_Provided data:_
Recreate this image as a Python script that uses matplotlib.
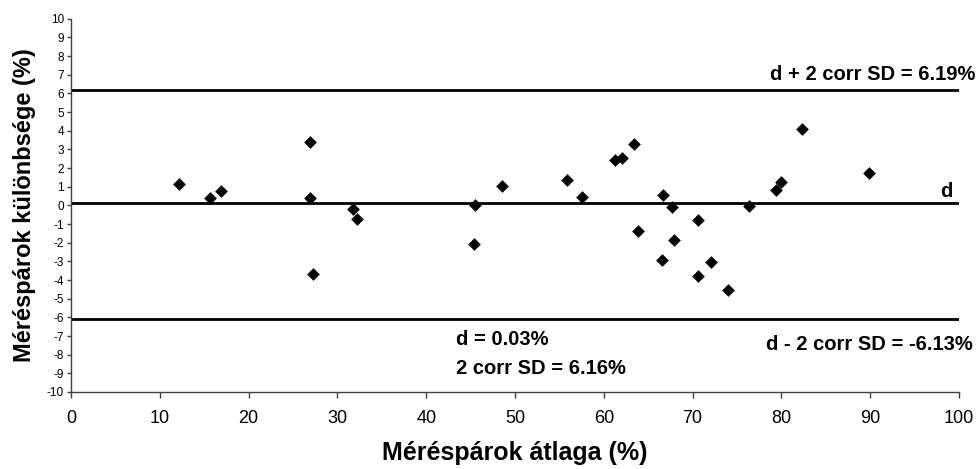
import matplotlib
matplotlib.use('Agg')
import matplotlib.pyplot as plt

plt.rcParams['font.family'] = ['Liberation Sans', 'DejaVu Sans']
plt.rcParams['axes.unicode_minus'] = False

# Bland-Altman data
mean_vals = [12.2, 15.7, 16.9, 26.9, 26.9, 27.3, 31.8, 32.2,
             45.5, 45.4, 48.5, 55.8, 57.5, 61.3, 62.1, 63.4, 63.8,
             66.7, 67.7, 67.9, 66.6, 70.6, 70.6, 72.1, 74.0, 76.3,
             79.4, 79.9, 82.3, 89.9]
diff_vals = [1.14, 0.39, 0.77, 3.38, 0.39, -3.65, -0.18, -0.75,
             0.02, -2.06, 1.03, 1.34, 0.46, 2.43, 2.52, 3.29, -1.39,
             0.57, -0.09, -1.86, -2.9, -0.8, -3.8, -3.05, -4.55, -0.05,
             0.8, 1.28, 4.08, 1.75]

d_line = 0.15
upper = 6.19
lower = -6.1

x_ticks = list(range(0, 101, 10))
y_ticks = list(range(-10, 11, 1))

fig = plt.figure(figsize=(9.77, 4.69), dpi=100)
ax = fig.add_axes([0.0727, 0.1642, 0.9089, 0.7957])

for yv in [upper, d_line, lower]:
    ax.axhline(yv, color='black', lw=2, zorder=2)

ax.scatter(mean_vals, diff_vals, marker='D', s=42, color='black', zorder=3,
           linewidths=0)

ax.set_xlim(0, 100)
ax.set_ylim(-10, 10)
ax.set_xticks(x_ticks)
ax.set_yticks(y_ticks)

for s in ['top', 'right']:
    ax.spines[s].set_visible(False)
for s in ['left', 'bottom']:
    ax.spines[s].set_color('#404040')
    ax.spines[s].set_linewidth(1)

ax.tick_params(axis='y', direction='out', length=3, width=1, color='#404040',
               labelsize=8.5, pad=2)
ax.tick_params(axis='x', direction='out', length=4, width=1, color='#404040',
               labelsize=13, pad=9)

ax.set_xlabel('Méréspárok átlaga (%)', fontsize=18, fontweight='bold', labelpad=10)
ax.set_ylabel('Méréspárok különbsége (%)', fontsize=17, fontweight='bold', labelpad=8)

bold = dict(fontsize=14.5, fontweight='bold', clip_on=False)
ax.text(101.8, 6.72, 'd + 2 corr SD = 6.19%', ha='right', va='baseline', **bold)
ax.text(99.3, 0.47, 'd', ha='right', va='baseline', **bold)
ax.text(101.5, -7.76, 'd - 2 corr SD = -6.13%', ha='right', va='baseline', **bold)
ax.text(43.4, -7.49, 'd = 0.03%', ha='left', va='baseline', **bold)
ax.text(43.4, -9.05, '2 corr SD = 6.16%', ha='left', va='baseline', **bold)

fig.savefig('out.png', dpi=100)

_What is required:_
Images should not appear in the copy; retype the listing above exactly.

_Answer to the task:_
Recreate this image as a Python script that uses matplotlib.
import matplotlib
matplotlib.use('Agg')
import matplotlib.pyplot as plt

plt.rcParams['font.family'] = ['Liberation Sans', 'DejaVu Sans']
plt.rcParams['axes.unicode_minus'] = False

# Bland-Altman data
mean_vals = [12.2, 15.7, 16.9, 26.9, 26.9, 27.3, 31.8, 32.2,
             45.5, 45.4, 48.5, 55.8, 57.5, 61.3, 62.1, 63.4, 63.8,
             66.7, 67.7, 67.9, 66.6, 70.6, 70.6, 72.1, 74.0, 76.3,
             79.4, 79.9, 82.3, 89.9]
diff_vals = [1.14, 0.39, 0.77, 3.38, 0.39, -3.65, -0.18, -0.75,
             0.02, -2.06, 1.03, 1.34, 0.46, 2.43, 2.52, 3.29, -1.39,
             0.57, -0.09, -1.86, -2.9, -0.8, -3.8, -3.05, -4.55, -0.05,
             0.8, 1.28, 4.08, 1.75]

d_line = 0.15
upper = 6.19
lower = -6.1

x_ticks = list(range(0, 101, 10))
y_ticks = list(range(-10, 11, 1))

fig = plt.figure(figsize=(9.77, 4.69), dpi=100)
ax = fig.add_axes([0.0727, 0.1642, 0.9089, 0.7957])

for yv in [upper, d_line, lower]:
    ax.axhline(yv, color='black', lw=2, zorder=2)

ax.scatter(mean_vals, diff_vals, marker='D', s=42, color='black', zorder=3,
           linewidths=0)

ax.set_xlim(0, 100)
ax.set_ylim(-10, 10)
ax.set_xticks(x_ticks)
ax.set_yticks(y_ticks)

for s in ['top', 'right']:
    ax.spines[s].set_visible(False)
for s in ['left', 'bottom']:
    ax.spines[s].set_color('#404040')
    ax.spines[s].set_linewidth(1)

ax.tick_params(axis='y', direction='out', length=3, width=1, color='#404040',
               labelsize=8.5, pad=2)
ax.tick_params(axis='x', direction='out', length=4, width=1, color='#404040',
               labelsize=13, pad=9)

ax.set_xlabel('Méréspárok átlaga (%)', fontsize=18, fontweight='bold', labelpad=10)
ax.set_ylabel('Méréspárok különbsége (%)', fontsize=17, fontweight='bold', labelpad=8)

bold = dict(fontsize=14.5, fontweight='bold', clip_on=False)
ax.text(101.8, 6.72, 'd + 2 corr SD = 6.19%', ha='right', va='baseline', **bold)
ax.text(99.3, 0.47, 'd', ha='right', va='baseline', **bold)
ax.text(101.5, -7.76, 'd - 2 corr SD = -6.13%', ha='right', va='baseline', **bold)
ax.text(43.4, -7.49, 'd = 0.03%', ha='left', va='baseline', **bold)
ax.text(43.4, -9.05, '2 corr SD = 6.16%', ha='left', va='baseline', **bold)

fig.savefig('out.png', dpi=100)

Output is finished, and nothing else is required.